DATA PROVIDED –
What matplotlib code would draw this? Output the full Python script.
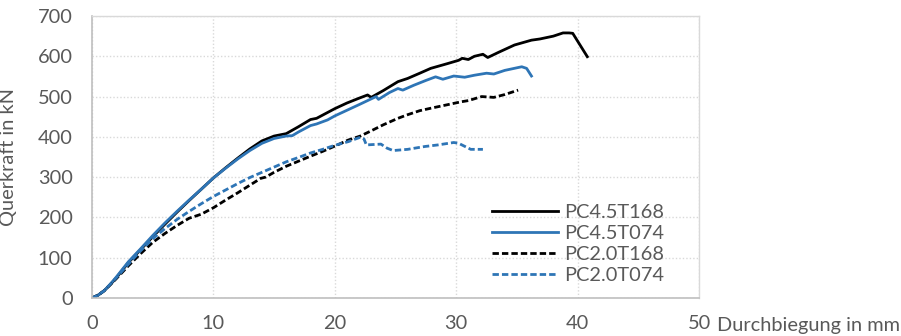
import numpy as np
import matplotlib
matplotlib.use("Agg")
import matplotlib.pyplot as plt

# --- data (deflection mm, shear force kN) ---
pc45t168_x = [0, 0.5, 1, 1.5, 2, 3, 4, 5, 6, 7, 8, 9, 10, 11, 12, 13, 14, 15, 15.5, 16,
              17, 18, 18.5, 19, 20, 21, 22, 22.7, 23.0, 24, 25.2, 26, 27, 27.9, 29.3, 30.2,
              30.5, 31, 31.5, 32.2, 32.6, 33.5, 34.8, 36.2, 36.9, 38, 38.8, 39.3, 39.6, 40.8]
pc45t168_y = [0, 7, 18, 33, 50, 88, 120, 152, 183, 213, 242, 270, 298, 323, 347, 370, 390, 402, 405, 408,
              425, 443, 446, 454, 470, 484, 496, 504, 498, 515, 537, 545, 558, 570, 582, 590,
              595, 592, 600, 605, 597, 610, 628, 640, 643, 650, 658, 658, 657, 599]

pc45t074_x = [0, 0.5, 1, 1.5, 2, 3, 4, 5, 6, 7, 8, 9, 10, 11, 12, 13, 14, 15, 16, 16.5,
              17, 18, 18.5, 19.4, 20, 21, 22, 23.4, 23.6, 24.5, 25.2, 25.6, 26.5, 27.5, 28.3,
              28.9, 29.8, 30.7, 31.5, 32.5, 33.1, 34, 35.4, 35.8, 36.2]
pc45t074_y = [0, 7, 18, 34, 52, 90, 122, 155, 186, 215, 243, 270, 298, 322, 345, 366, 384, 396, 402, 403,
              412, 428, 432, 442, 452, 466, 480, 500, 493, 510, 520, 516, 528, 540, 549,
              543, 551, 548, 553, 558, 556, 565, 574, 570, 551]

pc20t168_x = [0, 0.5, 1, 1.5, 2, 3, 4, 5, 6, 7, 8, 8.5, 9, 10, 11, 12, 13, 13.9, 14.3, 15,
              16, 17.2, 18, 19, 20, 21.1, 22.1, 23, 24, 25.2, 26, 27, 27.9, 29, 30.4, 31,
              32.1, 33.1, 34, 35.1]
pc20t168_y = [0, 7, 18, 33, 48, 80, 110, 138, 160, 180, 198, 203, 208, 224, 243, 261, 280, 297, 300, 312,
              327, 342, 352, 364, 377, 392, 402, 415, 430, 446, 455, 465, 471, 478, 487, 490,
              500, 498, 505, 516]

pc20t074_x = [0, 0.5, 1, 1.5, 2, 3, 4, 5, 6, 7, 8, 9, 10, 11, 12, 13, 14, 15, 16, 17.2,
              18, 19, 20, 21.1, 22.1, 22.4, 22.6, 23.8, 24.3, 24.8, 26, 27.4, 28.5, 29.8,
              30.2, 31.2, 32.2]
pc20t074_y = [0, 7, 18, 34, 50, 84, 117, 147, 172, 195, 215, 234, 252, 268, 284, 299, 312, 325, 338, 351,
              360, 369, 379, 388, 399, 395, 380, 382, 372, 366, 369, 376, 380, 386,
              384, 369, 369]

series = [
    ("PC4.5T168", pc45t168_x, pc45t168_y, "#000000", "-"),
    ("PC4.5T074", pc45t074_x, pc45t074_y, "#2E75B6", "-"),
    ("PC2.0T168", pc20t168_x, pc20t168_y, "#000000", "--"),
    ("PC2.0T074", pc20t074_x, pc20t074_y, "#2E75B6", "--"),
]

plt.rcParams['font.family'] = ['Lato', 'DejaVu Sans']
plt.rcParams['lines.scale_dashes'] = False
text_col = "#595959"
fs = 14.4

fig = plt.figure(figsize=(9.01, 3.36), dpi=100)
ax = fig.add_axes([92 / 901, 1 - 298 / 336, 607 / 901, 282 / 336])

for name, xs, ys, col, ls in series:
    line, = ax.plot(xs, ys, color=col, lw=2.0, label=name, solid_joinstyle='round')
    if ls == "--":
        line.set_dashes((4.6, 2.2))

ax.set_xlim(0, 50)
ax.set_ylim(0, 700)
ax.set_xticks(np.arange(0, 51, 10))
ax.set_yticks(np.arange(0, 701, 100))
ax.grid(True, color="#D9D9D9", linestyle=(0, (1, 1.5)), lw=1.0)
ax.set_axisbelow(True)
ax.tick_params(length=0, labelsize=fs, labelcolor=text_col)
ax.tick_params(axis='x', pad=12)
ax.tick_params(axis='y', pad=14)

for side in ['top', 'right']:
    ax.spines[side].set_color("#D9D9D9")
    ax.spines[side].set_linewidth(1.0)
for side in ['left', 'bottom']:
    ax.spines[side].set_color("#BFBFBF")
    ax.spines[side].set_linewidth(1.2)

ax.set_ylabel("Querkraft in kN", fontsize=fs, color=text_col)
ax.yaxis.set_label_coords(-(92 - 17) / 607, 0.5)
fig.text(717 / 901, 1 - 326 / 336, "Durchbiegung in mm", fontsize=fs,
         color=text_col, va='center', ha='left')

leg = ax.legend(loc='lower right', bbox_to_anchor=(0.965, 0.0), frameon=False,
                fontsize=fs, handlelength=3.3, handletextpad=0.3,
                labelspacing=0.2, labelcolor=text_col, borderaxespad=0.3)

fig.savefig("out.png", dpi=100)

TO BE DONE –
Replicate the material above verbatim; images stay out of the copy.

ANSWER IN FULL –
What matplotlib code would draw this? Output the full Python script.
import numpy as np
import matplotlib
matplotlib.use("Agg")
import matplotlib.pyplot as plt

# --- data (deflection mm, shear force kN) ---
pc45t168_x = [0, 0.5, 1, 1.5, 2, 3, 4, 5, 6, 7, 8, 9, 10, 11, 12, 13, 14, 15, 15.5, 16,
              17, 18, 18.5, 19, 20, 21, 22, 22.7, 23.0, 24, 25.2, 26, 27, 27.9, 29.3, 30.2,
              30.5, 31, 31.5, 32.2, 32.6, 33.5, 34.8, 36.2, 36.9, 38, 38.8, 39.3, 39.6, 40.8]
pc45t168_y = [0, 7, 18, 33, 50, 88, 120, 152, 183, 213, 242, 270, 298, 323, 347, 370, 390, 402, 405, 408,
              425, 443, 446, 454, 470, 484, 496, 504, 498, 515, 537, 545, 558, 570, 582, 590,
              595, 592, 600, 605, 597, 610, 628, 640, 643, 650, 658, 658, 657, 599]

pc45t074_x = [0, 0.5, 1, 1.5, 2, 3, 4, 5, 6, 7, 8, 9, 10, 11, 12, 13, 14, 15, 16, 16.5,
              17, 18, 18.5, 19.4, 20, 21, 22, 23.4, 23.6, 24.5, 25.2, 25.6, 26.5, 27.5, 28.3,
              28.9, 29.8, 30.7, 31.5, 32.5, 33.1, 34, 35.4, 35.8, 36.2]
pc45t074_y = [0, 7, 18, 34, 52, 90, 122, 155, 186, 215, 243, 270, 298, 322, 345, 366, 384, 396, 402, 403,
              412, 428, 432, 442, 452, 466, 480, 500, 493, 510, 520, 516, 528, 540, 549,
              543, 551, 548, 553, 558, 556, 565, 574, 570, 551]

pc20t168_x = [0, 0.5, 1, 1.5, 2, 3, 4, 5, 6, 7, 8, 8.5, 9, 10, 11, 12, 13, 13.9, 14.3, 15,
              16, 17.2, 18, 19, 20, 21.1, 22.1, 23, 24, 25.2, 26, 27, 27.9, 29, 30.4, 31,
              32.1, 33.1, 34, 35.1]
pc20t168_y = [0, 7, 18, 33, 48, 80, 110, 138, 160, 180, 198, 203, 208, 224, 243, 261, 280, 297, 300, 312,
              327, 342, 352, 364, 377, 392, 402, 415, 430, 446, 455, 465, 471, 478, 487, 490,
              500, 498, 505, 516]

pc20t074_x = [0, 0.5, 1, 1.5, 2, 3, 4, 5, 6, 7, 8, 9, 10, 11, 12, 13, 14, 15, 16, 17.2,
              18, 19, 20, 21.1, 22.1, 22.4, 22.6, 23.8, 24.3, 24.8, 26, 27.4, 28.5, 29.8,
              30.2, 31.2, 32.2]
pc20t074_y = [0, 7, 18, 34, 50, 84, 117, 147, 172, 195, 215, 234, 252, 268, 284, 299, 312, 325, 338, 351,
              360, 369, 379, 388, 399, 395, 380, 382, 372, 366, 369, 376, 380, 386,
              384, 369, 369]

series = [
    ("PC4.5T168", pc45t168_x, pc45t168_y, "#000000", "-"),
    ("PC4.5T074", pc45t074_x, pc45t074_y, "#2E75B6", "-"),
    ("PC2.0T168", pc20t168_x, pc20t168_y, "#000000", "--"),
    ("PC2.0T074", pc20t074_x, pc20t074_y, "#2E75B6", "--"),
]

plt.rcParams['font.family'] = ['Lato', 'DejaVu Sans']
plt.rcParams['lines.scale_dashes'] = False
text_col = "#595959"
fs = 14.4

fig = plt.figure(figsize=(9.01, 3.36), dpi=100)
ax = fig.add_axes([92 / 901, 1 - 298 / 336, 607 / 901, 282 / 336])

for name, xs, ys, col, ls in series:
    line, = ax.plot(xs, ys, color=col, lw=2.0, label=name, solid_joinstyle='round')
    if ls == "--":
        line.set_dashes((4.6, 2.2))

ax.set_xlim(0, 50)
ax.set_ylim(0, 700)
ax.set_xticks(np.arange(0, 51, 10))
ax.set_yticks(np.arange(0, 701, 100))
ax.grid(True, color="#D9D9D9", linestyle=(0, (1, 1.5)), lw=1.0)
ax.set_axisbelow(True)
ax.tick_params(length=0, labelsize=fs, labelcolor=text_col)
ax.tick_params(axis='x', pad=12)
ax.tick_params(axis='y', pad=14)

for side in ['top', 'right']:
    ax.spines[side].set_color("#D9D9D9")
    ax.spines[side].set_linewidth(1.0)
for side in ['left', 'bottom']:
    ax.spines[side].set_color("#BFBFBF")
    ax.spines[side].set_linewidth(1.2)

ax.set_ylabel("Querkraft in kN", fontsize=fs, color=text_col)
ax.yaxis.set_label_coords(-(92 - 17) / 607, 0.5)
fig.text(717 / 901, 1 - 326 / 336, "Durchbiegung in mm", fontsize=fs,
         color=text_col, va='center', ha='left')

leg = ax.legend(loc='lower right', bbox_to_anchor=(0.965, 0.0), frameon=False,
                fontsize=fs, handlelength=3.3, handletextpad=0.3,
                labelspacing=0.2, labelcolor=text_col, borderaxespad=0.3)

fig.savefig("out.png", dpi=100)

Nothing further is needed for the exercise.